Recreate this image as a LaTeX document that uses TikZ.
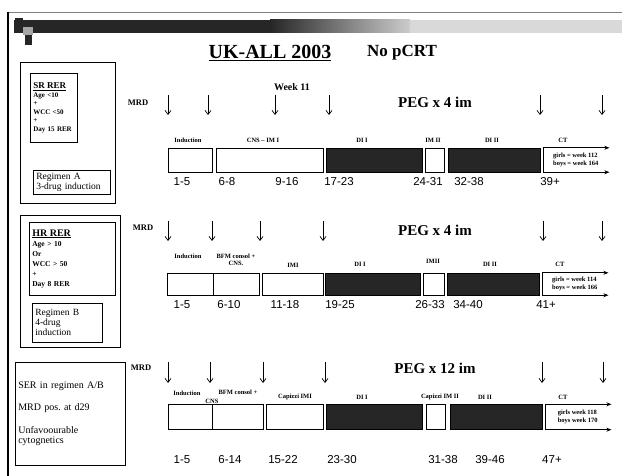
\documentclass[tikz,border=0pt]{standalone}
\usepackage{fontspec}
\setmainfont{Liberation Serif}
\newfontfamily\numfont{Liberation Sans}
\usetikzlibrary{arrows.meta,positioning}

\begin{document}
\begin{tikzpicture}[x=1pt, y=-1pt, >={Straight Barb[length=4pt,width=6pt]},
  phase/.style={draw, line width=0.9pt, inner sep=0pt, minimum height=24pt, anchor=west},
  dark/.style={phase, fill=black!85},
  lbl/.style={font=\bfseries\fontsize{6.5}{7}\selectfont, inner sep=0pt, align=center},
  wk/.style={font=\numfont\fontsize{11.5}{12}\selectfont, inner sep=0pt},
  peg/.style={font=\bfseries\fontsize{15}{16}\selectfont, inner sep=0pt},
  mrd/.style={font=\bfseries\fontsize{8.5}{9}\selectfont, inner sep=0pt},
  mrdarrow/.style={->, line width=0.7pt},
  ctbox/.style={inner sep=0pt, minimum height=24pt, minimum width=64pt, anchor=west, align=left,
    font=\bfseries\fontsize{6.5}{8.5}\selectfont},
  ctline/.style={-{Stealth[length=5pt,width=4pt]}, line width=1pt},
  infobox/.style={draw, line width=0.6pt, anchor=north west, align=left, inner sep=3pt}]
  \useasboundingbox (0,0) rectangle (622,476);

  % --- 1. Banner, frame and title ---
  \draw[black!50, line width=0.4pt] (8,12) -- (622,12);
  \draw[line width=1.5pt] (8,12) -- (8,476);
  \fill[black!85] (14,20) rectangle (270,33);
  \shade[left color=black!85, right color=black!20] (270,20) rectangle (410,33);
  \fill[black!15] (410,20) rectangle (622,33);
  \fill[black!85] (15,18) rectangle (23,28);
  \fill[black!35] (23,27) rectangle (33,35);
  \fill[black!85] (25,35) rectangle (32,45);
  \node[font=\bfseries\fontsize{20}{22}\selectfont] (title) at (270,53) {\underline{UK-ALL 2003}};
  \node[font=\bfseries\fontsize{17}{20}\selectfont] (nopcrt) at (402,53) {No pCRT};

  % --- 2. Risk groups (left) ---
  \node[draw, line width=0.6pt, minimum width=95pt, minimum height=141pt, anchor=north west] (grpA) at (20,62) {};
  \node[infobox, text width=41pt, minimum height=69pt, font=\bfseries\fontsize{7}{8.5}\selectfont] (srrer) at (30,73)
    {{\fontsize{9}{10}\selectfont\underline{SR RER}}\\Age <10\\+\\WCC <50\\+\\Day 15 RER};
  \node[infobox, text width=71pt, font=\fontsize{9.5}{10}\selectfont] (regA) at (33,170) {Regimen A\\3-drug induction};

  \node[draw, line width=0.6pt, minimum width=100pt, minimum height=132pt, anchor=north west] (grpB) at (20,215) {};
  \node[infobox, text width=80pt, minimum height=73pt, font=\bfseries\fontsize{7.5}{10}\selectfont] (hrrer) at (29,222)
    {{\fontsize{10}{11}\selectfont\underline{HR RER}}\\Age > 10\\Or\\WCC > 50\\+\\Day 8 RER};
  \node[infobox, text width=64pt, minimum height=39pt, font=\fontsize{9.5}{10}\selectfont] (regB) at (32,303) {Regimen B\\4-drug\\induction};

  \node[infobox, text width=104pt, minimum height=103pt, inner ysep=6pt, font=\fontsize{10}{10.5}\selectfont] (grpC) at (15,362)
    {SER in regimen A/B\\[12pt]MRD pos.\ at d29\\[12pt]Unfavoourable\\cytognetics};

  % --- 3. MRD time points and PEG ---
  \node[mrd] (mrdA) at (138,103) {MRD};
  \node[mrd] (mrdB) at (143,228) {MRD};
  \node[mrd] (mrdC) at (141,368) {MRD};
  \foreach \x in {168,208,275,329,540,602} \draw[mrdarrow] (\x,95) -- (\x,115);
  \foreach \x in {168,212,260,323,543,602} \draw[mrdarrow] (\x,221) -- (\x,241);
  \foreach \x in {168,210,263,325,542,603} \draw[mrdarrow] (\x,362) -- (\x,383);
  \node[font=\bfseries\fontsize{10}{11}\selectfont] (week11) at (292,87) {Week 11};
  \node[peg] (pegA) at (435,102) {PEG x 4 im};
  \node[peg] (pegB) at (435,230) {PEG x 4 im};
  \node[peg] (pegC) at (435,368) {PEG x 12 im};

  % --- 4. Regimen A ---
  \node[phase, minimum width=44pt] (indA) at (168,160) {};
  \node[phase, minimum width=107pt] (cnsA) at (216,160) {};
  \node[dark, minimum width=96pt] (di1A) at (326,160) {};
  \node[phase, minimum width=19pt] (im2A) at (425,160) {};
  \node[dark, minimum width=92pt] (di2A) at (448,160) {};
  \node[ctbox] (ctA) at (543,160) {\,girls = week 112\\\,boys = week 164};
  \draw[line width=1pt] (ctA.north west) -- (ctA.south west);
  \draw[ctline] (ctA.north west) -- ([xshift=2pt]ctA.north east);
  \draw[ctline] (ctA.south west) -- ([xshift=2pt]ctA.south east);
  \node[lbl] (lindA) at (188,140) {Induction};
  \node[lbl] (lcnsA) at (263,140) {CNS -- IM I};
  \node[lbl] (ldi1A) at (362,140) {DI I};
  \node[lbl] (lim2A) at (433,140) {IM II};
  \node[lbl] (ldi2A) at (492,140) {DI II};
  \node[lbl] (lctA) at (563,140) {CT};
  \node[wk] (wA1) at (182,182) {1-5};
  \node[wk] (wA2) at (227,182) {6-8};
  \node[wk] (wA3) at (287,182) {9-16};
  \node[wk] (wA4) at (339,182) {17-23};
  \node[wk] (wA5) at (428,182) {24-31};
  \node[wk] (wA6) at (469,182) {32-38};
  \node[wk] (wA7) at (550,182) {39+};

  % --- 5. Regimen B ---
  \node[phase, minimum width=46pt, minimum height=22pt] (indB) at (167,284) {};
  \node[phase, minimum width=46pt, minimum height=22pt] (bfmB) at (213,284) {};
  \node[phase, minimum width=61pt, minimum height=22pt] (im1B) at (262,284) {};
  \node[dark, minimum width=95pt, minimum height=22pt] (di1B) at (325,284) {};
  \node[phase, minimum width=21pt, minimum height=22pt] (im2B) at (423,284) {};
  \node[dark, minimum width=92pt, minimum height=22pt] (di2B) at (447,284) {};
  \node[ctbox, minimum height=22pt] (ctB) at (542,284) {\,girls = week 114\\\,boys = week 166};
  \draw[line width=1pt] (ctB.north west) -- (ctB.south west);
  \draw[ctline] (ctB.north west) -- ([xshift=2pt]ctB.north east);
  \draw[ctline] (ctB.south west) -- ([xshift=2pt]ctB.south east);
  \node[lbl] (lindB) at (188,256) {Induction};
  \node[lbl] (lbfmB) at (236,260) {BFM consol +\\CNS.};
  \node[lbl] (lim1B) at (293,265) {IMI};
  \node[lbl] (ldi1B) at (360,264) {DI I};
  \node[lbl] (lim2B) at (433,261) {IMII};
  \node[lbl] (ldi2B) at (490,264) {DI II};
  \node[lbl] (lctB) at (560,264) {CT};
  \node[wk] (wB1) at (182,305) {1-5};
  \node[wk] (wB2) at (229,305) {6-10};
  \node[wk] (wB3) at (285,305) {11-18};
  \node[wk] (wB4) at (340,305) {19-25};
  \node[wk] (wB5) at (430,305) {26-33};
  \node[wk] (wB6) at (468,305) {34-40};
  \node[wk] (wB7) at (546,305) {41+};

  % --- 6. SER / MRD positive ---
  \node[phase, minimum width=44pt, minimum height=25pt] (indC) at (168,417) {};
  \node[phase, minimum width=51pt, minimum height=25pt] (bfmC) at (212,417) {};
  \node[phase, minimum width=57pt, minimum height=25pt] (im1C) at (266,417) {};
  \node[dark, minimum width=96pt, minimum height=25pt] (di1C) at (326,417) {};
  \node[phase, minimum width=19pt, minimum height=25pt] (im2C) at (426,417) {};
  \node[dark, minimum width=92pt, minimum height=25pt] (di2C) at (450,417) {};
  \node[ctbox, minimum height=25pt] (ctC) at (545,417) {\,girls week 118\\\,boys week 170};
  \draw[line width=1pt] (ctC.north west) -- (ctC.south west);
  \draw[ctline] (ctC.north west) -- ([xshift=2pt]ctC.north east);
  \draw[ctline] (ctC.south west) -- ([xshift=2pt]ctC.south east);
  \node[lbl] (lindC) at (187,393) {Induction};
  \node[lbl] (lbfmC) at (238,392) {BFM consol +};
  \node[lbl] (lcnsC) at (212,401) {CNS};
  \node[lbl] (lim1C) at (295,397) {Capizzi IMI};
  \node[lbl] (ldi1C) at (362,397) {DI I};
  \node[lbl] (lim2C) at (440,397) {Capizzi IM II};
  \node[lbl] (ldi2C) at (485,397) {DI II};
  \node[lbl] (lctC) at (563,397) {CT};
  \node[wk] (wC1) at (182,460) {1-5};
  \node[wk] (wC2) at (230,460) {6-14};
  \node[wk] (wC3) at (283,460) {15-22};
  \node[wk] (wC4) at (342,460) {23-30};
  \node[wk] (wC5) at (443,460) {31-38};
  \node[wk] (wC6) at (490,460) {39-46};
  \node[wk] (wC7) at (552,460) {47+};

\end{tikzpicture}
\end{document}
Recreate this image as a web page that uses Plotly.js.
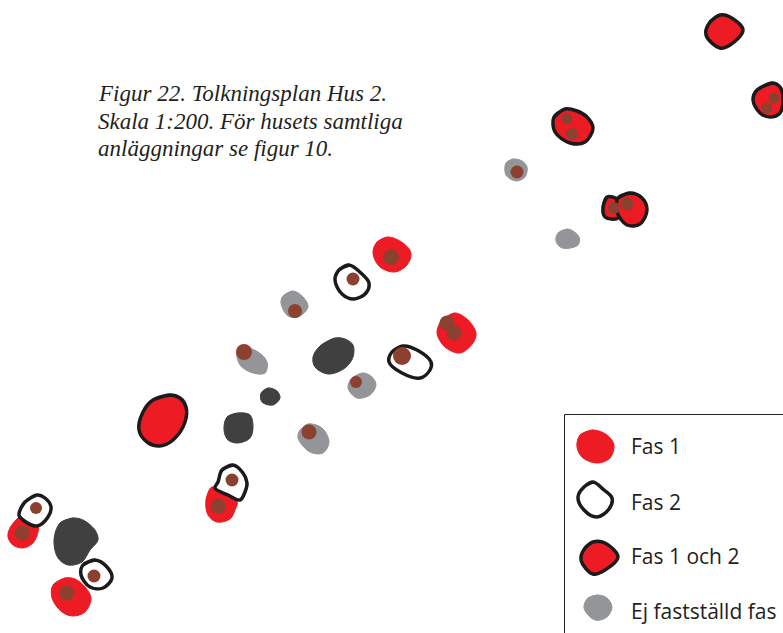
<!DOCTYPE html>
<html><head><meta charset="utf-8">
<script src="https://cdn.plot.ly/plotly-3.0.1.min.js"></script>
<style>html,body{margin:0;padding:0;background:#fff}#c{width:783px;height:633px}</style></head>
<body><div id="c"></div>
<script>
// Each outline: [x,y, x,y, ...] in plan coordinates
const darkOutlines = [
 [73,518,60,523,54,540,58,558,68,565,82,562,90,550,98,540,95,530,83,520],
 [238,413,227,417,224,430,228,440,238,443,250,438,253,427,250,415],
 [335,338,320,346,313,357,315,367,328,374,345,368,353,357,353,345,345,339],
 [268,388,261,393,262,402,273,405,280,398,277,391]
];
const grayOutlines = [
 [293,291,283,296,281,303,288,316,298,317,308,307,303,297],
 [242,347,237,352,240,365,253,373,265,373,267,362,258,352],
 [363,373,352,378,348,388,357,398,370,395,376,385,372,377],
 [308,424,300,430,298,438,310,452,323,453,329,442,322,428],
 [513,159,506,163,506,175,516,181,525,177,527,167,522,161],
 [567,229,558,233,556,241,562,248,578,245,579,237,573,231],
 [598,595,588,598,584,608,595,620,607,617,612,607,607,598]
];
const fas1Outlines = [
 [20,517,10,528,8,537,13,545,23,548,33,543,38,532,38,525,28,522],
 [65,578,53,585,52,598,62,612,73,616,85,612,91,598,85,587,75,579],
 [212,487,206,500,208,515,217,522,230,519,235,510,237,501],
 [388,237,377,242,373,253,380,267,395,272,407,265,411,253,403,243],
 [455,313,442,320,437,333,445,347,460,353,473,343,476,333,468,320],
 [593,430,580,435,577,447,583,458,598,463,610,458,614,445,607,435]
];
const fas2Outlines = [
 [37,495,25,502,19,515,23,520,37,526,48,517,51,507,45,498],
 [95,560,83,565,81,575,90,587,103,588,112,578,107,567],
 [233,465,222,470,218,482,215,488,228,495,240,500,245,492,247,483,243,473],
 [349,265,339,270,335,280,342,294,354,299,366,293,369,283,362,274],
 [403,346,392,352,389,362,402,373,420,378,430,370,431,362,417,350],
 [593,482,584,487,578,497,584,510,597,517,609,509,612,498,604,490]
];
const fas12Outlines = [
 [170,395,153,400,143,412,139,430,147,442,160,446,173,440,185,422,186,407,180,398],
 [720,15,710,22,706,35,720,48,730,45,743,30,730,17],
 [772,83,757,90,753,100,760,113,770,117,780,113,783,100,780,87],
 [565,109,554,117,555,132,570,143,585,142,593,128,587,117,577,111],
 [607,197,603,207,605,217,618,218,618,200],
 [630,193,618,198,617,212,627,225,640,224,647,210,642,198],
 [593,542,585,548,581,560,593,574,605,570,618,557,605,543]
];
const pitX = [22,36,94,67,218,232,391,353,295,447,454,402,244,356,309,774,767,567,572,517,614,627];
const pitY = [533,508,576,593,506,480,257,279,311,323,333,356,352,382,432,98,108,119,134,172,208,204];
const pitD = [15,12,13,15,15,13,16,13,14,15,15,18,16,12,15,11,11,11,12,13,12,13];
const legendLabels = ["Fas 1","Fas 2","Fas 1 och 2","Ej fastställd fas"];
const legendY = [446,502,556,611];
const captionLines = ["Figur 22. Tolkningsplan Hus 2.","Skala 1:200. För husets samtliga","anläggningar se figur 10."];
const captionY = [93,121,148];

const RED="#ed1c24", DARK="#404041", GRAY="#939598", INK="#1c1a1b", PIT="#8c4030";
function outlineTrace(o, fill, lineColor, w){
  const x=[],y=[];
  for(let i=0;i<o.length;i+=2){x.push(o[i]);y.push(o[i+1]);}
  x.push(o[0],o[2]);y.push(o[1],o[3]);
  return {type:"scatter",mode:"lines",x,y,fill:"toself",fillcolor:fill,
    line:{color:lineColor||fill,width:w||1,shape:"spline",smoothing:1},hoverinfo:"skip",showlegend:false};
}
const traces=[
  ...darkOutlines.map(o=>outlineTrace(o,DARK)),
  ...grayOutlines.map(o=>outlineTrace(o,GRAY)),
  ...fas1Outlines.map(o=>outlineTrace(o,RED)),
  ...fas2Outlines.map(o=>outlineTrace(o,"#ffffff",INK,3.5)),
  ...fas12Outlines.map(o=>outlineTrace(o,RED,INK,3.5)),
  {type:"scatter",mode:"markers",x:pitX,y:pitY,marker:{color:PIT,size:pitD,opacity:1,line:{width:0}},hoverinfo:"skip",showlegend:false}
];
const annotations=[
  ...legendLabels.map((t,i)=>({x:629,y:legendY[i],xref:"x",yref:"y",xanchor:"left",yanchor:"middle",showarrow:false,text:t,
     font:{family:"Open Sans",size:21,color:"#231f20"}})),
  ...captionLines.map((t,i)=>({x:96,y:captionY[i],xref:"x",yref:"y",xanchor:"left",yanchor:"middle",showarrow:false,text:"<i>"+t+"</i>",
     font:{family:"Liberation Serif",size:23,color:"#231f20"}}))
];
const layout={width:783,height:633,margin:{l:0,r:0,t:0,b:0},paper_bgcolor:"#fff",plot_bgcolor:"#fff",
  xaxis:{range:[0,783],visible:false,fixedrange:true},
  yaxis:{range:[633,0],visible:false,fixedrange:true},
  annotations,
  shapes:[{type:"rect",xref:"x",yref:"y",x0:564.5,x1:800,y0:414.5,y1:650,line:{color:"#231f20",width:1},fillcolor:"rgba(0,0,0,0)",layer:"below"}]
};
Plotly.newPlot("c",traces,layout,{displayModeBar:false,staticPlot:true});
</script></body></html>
_ _ _
SET TASK: Return all lines of the material above in which the word "that" occurs.

CORRECT OUTPUT:
Recreate this image as a LaTeX document that uses TikZ.
Recreate this image as a web page that uses Plotly.js.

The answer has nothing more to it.